■ **Directive**:
Repeat the data verbatim.

>> START

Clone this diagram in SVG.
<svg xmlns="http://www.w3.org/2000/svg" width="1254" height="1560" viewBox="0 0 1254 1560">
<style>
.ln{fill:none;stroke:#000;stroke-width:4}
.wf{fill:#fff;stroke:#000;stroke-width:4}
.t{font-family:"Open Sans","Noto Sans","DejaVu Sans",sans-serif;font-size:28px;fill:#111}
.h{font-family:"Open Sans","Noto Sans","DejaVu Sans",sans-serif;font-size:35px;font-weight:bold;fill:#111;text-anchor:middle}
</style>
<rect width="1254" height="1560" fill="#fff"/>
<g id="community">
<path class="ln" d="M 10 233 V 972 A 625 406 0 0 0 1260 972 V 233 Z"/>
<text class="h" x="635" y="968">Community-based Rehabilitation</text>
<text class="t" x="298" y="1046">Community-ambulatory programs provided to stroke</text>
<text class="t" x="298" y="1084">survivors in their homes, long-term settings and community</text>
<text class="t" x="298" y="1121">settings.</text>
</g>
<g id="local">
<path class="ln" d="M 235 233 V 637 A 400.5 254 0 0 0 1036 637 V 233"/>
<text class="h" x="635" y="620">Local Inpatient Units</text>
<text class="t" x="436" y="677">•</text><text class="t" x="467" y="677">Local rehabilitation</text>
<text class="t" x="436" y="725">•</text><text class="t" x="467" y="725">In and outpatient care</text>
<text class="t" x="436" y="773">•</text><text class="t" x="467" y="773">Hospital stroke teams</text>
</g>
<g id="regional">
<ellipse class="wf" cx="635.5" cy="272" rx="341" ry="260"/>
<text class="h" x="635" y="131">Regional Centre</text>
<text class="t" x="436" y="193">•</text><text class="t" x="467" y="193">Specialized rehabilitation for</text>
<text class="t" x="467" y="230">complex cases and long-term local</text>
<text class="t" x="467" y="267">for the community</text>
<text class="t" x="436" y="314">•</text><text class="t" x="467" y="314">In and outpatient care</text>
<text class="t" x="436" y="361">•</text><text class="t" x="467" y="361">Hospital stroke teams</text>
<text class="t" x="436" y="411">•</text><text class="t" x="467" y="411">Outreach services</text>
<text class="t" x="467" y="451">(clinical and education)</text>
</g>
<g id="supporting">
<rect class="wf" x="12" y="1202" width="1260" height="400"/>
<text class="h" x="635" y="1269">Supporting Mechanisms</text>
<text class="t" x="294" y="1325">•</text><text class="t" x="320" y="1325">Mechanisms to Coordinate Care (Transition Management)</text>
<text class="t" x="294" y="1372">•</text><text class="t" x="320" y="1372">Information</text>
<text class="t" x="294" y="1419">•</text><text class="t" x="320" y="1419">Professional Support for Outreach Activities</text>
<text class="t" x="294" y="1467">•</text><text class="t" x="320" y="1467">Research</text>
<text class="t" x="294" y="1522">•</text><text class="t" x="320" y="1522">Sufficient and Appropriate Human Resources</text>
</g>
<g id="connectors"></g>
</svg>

>> END

■ **Answer to this task**:
Clone this diagram in SVG.
<svg xmlns="http://www.w3.org/2000/svg" width="1254" height="1560" viewBox="0 0 1254 1560">
<style>
.ln{fill:none;stroke:#000;stroke-width:4}
.wf{fill:#fff;stroke:#000;stroke-width:4}
.t{font-family:"Open Sans","Noto Sans","DejaVu Sans",sans-serif;font-size:28px;fill:#111}
.h{font-family:"Open Sans","Noto Sans","DejaVu Sans",sans-serif;font-size:35px;font-weight:bold;fill:#111;text-anchor:middle}
</style>
<rect width="1254" height="1560" fill="#fff"/>
<g id="community">
<path class="ln" d="M 10 233 V 972 A 625 406 0 0 0 1260 972 V 233 Z"/>
<text class="h" x="635" y="968">Community-based Rehabilitation</text>
<text class="t" x="298" y="1046">Community-ambulatory programs provided to stroke</text>
<text class="t" x="298" y="1084">survivors in their homes, long-term settings and community</text>
<text class="t" x="298" y="1121">settings.</text>
</g>
<g id="local">
<path class="ln" d="M 235 233 V 637 A 400.5 254 0 0 0 1036 637 V 233"/>
<text class="h" x="635" y="620">Local Inpatient Units</text>
<text class="t" x="436" y="677">•</text><text class="t" x="467" y="677">Local rehabilitation</text>
<text class="t" x="436" y="725">•</text><text class="t" x="467" y="725">In and outpatient care</text>
<text class="t" x="436" y="773">•</text><text class="t" x="467" y="773">Hospital stroke teams</text>
</g>
<g id="regional">
<ellipse class="wf" cx="635.5" cy="272" rx="341" ry="260"/>
<text class="h" x="635" y="131">Regional Centre</text>
<text class="t" x="436" y="193">•</text><text class="t" x="467" y="193">Specialized rehabilitation for</text>
<text class="t" x="467" y="230">complex cases and long-term local</text>
<text class="t" x="467" y="267">for the community</text>
<text class="t" x="436" y="314">•</text><text class="t" x="467" y="314">In and outpatient care</text>
<text class="t" x="436" y="361">•</text><text class="t" x="467" y="361">Hospital stroke teams</text>
<text class="t" x="436" y="411">•</text><text class="t" x="467" y="411">Outreach services</text>
<text class="t" x="467" y="451">(clinical and education)</text>
</g>
<g id="supporting">
<rect class="wf" x="12" y="1202" width="1260" height="400"/>
<text class="h" x="635" y="1269">Supporting Mechanisms</text>
<text class="t" x="294" y="1325">•</text><text class="t" x="320" y="1325">Mechanisms to Coordinate Care (Transition Management)</text>
<text class="t" x="294" y="1372">•</text><text class="t" x="320" y="1372">Information</text>
<text class="t" x="294" y="1419">•</text><text class="t" x="320" y="1419">Professional Support for Outreach Activities</text>
<text class="t" x="294" y="1467">•</text><text class="t" x="320" y="1467">Research</text>
<text class="t" x="294" y="1522">•</text><text class="t" x="320" y="1522">Sufficient and Appropriate Human Resources</text>
</g>
<g id="connectors"></g>
</svg>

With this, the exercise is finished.